#### Given data:
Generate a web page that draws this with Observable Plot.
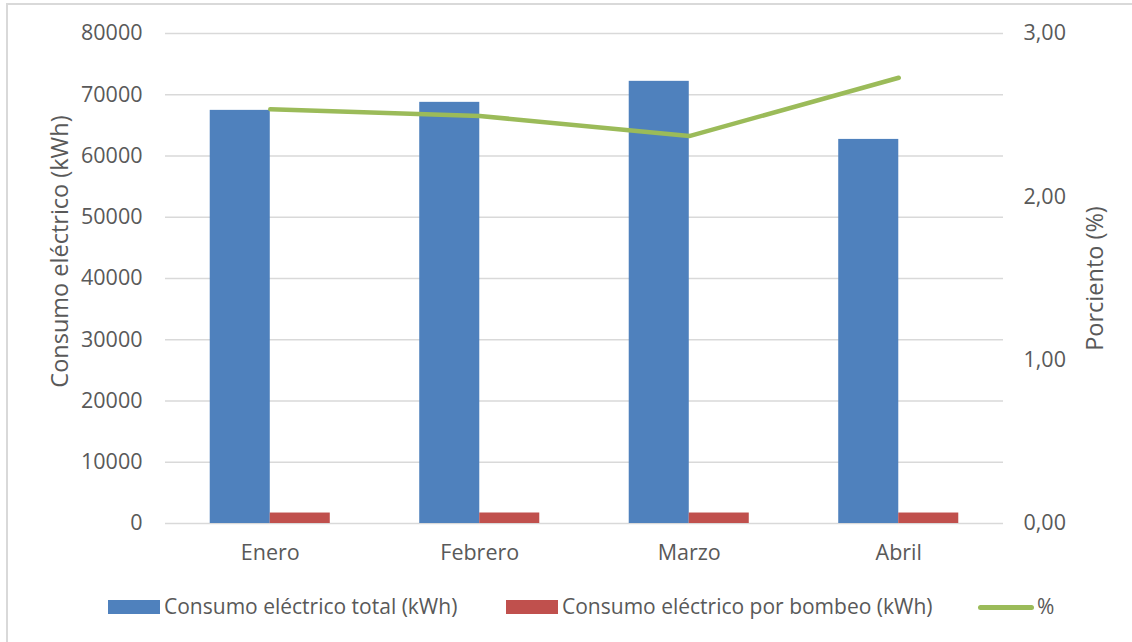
<!DOCTYPE html>
<html>
<head>
<meta charset="utf-8">
<script src="https://cdn.jsdelivr.net/npm/d3@7"></script>
<script src="https://cdn.jsdelivr.net/npm/@observablehq/plot@0.6"></script>
<style>
  html, body { margin: 0; padding: 0; background: #fff; }
  #chart { position: relative; width: 1132px; height: 642px; overflow: hidden; font-family: "Open Sans", sans-serif; color: #595959; }
  #frame { position: absolute; left: 6px; top: 3px; width: 1200px; height: 700px; border-left: 2px solid #d9d9d9; border-top: 2px solid #d9d9d9; }
  .layer { position: absolute; left: 0; top: 0; }
  .sw { position: absolute; }
  .lg { position: absolute; font-size: 21px; line-height: 22px; white-space: nowrap; }
</style>
</head>
<body>
<div id="chart"><div id="frame"></div></div>
<script>
const months = ["Enero", "Febrero", "Marzo", "Abril"];
const totalKWh = [67450, 68760, 72190, 62710];
const bombeoKWh = [1710, 1715, 1712, 1711];
const pct = [2.536, 2.495, 2.372, 2.729];
const leftTicks = [0, 10000, 20000, 30000, 40000, 50000, 60000, 70000, 80000];
const rightTicks = [0, 1, 2, 3];
const leftTitle = "Consumo eléctrico (kWh)";
const rightTitle = "Porciento (%)";
const seriesNames = ["Consumo eléctrico total (kWh)", "Consumo eléctrico por bombeo (kWh)", "%"];
const colors = ["#4f81bd", "#c0504d", "#9bbb59"];

const data = months.map((m, i) => ({month: m, total: totalKWh[i], bombeo: bombeoKWh[i], pct: pct[i]}));

const W = 1132, H = 580;
const common = {
  width: W, height: H,
  marginTop: 33, marginBottom: 57, marginLeft: 165, marginRight: 129,
  style: {fontFamily: "'Open Sans', sans-serif", fontSize: "21.5px", color: "#595959", background: "transparent", overflow: "visible"}
};
const xScale = {domain: months, paddingInner: 0.427, paddingOuter: 0.2135, round: false, axis: null};

const p1 = Plot.plot({
  ...common,
  x: xScale,
  y: {domain: [0, 80000], axis: null},
  marks: [
    Plot.gridY(leftTicks, {stroke: "#d9d9d9", strokeOpacity: 1, strokeWidth: 1.5}),
    Plot.axisY(leftTicks, {anchor: "left", tickSize: 0, tickPadding: 23, label: null, tickFormat: d => String(d)}),
    Plot.axisX(months, {anchor: "bottom", tickSize: 0, tickPadding: 21, label: null}),
    Plot.barY(data, {x: "month", y: "total", fill: colors[0], insetLeft: 0, insetRight: 60}),
    Plot.barY(data, {x: "month", y: "bombeo", fill: colors[1], insetLeft: 60, insetRight: 0}),
    Plot.text([leftTitle], {frameAnchor: "left", textAnchor: "middle", dx: -105, dy: -27, rotate: -90, fontSize: 23.5, fill: "#595959"})
  ]
});

const p2 = Plot.plot({
  ...common,
  x: xScale,
  y: {domain: [0, 3], axis: null},
  marks: [
    Plot.line(data, {x: "month", y: "pct", stroke: colors[2], strokeWidth: 4.5, strokeLinecap: "round", strokeLinejoin: "round"}),
    Plot.axisY(rightTicks, {anchor: "right", tickSize: 0, tickPadding: 20, label: null, tickFormat: d => d.toFixed(2).replace(".", ",")}),
    Plot.text([rightTitle], {frameAnchor: "right", textAnchor: "middle", dx: 92, rotate: -90, fontSize: 23.5, fill: "#595959"})
  ]
});

const chart = document.getElementById("chart");
p1.classList.add("layer");
p2.classList.add("layer");
chart.appendChild(p1);
chart.appendChild(p2);

// legend
function add(html) { const d = document.createElement("div"); d.innerHTML = html; chart.appendChild(d.firstChild); }
add(`<div class="sw" style="left:108px;top:600px;width:52px;height:14px;background:${colors[0]}"></div>`);
add(`<div class="lg" style="left:164px;top:595px">${seriesNames[0]}</div>`);
add(`<div class="sw" style="left:506px;top:600px;width:52px;height:14px;background:${colors[1]}"></div>`);
add(`<div class="lg" style="left:562px;top:595px">${seriesNames[1]}</div>`);
add(`<div class="sw" style="left:978px;top:605px;width:56px;height:5px;border-radius:3px;background:${colors[2]}"></div>`);
add(`<div class="lg" style="left:1037px;top:595px">${seriesNames[2]}</div>`);
</script>
</body>
</html>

#### What to produce:
Transcribe all the data word for word; the images stay out.

#### In response:
Generate a web page that draws this with Observable Plot.
<!DOCTYPE html>
<html>
<head>
<meta charset="utf-8">
<script src="https://cdn.jsdelivr.net/npm/d3@7"></script>
<script src="https://cdn.jsdelivr.net/npm/@observablehq/plot@0.6"></script>
<style>
  html, body { margin: 0; padding: 0; background: #fff; }
  #chart { position: relative; width: 1132px; height: 642px; overflow: hidden; font-family: "Open Sans", sans-serif; color: #595959; }
  #frame { position: absolute; left: 6px; top: 3px; width: 1200px; height: 700px; border-left: 2px solid #d9d9d9; border-top: 2px solid #d9d9d9; }
  .layer { position: absolute; left: 0; top: 0; }
  .sw { position: absolute; }
  .lg { position: absolute; font-size: 21px; line-height: 22px; white-space: nowrap; }
</style>
</head>
<body>
<div id="chart"><div id="frame"></div></div>
<script>
const months = ["Enero", "Febrero", "Marzo", "Abril"];
const totalKWh = [67450, 68760, 72190, 62710];
const bombeoKWh = [1710, 1715, 1712, 1711];
const pct = [2.536, 2.495, 2.372, 2.729];
const leftTicks = [0, 10000, 20000, 30000, 40000, 50000, 60000, 70000, 80000];
const rightTicks = [0, 1, 2, 3];
const leftTitle = "Consumo eléctrico (kWh)";
const rightTitle = "Porciento (%)";
const seriesNames = ["Consumo eléctrico total (kWh)", "Consumo eléctrico por bombeo (kWh)", "%"];
const colors = ["#4f81bd", "#c0504d", "#9bbb59"];

const data = months.map((m, i) => ({month: m, total: totalKWh[i], bombeo: bombeoKWh[i], pct: pct[i]}));

const W = 1132, H = 580;
const common = {
  width: W, height: H,
  marginTop: 33, marginBottom: 57, marginLeft: 165, marginRight: 129,
  style: {fontFamily: "'Open Sans', sans-serif", fontSize: "21.5px", color: "#595959", background: "transparent", overflow: "visible"}
};
const xScale = {domain: months, paddingInner: 0.427, paddingOuter: 0.2135, round: false, axis: null};

const p1 = Plot.plot({
  ...common,
  x: xScale,
  y: {domain: [0, 80000], axis: null},
  marks: [
    Plot.gridY(leftTicks, {stroke: "#d9d9d9", strokeOpacity: 1, strokeWidth: 1.5}),
    Plot.axisY(leftTicks, {anchor: "left", tickSize: 0, tickPadding: 23, label: null, tickFormat: d => String(d)}),
    Plot.axisX(months, {anchor: "bottom", tickSize: 0, tickPadding: 21, label: null}),
    Plot.barY(data, {x: "month", y: "total", fill: colors[0], insetLeft: 0, insetRight: 60}),
    Plot.barY(data, {x: "month", y: "bombeo", fill: colors[1], insetLeft: 60, insetRight: 0}),
    Plot.text([leftTitle], {frameAnchor: "left", textAnchor: "middle", dx: -105, dy: -27, rotate: -90, fontSize: 23.5, fill: "#595959"})
  ]
});

const p2 = Plot.plot({
  ...common,
  x: xScale,
  y: {domain: [0, 3], axis: null},
  marks: [
    Plot.line(data, {x: "month", y: "pct", stroke: colors[2], strokeWidth: 4.5, strokeLinecap: "round", strokeLinejoin: "round"}),
    Plot.axisY(rightTicks, {anchor: "right", tickSize: 0, tickPadding: 20, label: null, tickFormat: d => d.toFixed(2).replace(".", ",")}),
    Plot.text([rightTitle], {frameAnchor: "right", textAnchor: "middle", dx: 92, rotate: -90, fontSize: 23.5, fill: "#595959"})
  ]
});

const chart = document.getElementById("chart");
p1.classList.add("layer");
p2.classList.add("layer");
chart.appendChild(p1);
chart.appendChild(p2);

// legend
function add(html) { const d = document.createElement("div"); d.innerHTML = html; chart.appendChild(d.firstChild); }
add(`<div class="sw" style="left:108px;top:600px;width:52px;height:14px;background:${colors[0]}"></div>`);
add(`<div class="lg" style="left:164px;top:595px">${seriesNames[0]}</div>`);
add(`<div class="sw" style="left:506px;top:600px;width:52px;height:14px;background:${colors[1]}"></div>`);
add(`<div class="lg" style="left:562px;top:595px">${seriesNames[1]}</div>`);
add(`<div class="sw" style="left:978px;top:605px;width:56px;height:5px;border-radius:3px;background:${colors[2]}"></div>`);
add(`<div class="lg" style="left:1037px;top:595px">${seriesNames[2]}</div>`);
</script>
</body>
</html>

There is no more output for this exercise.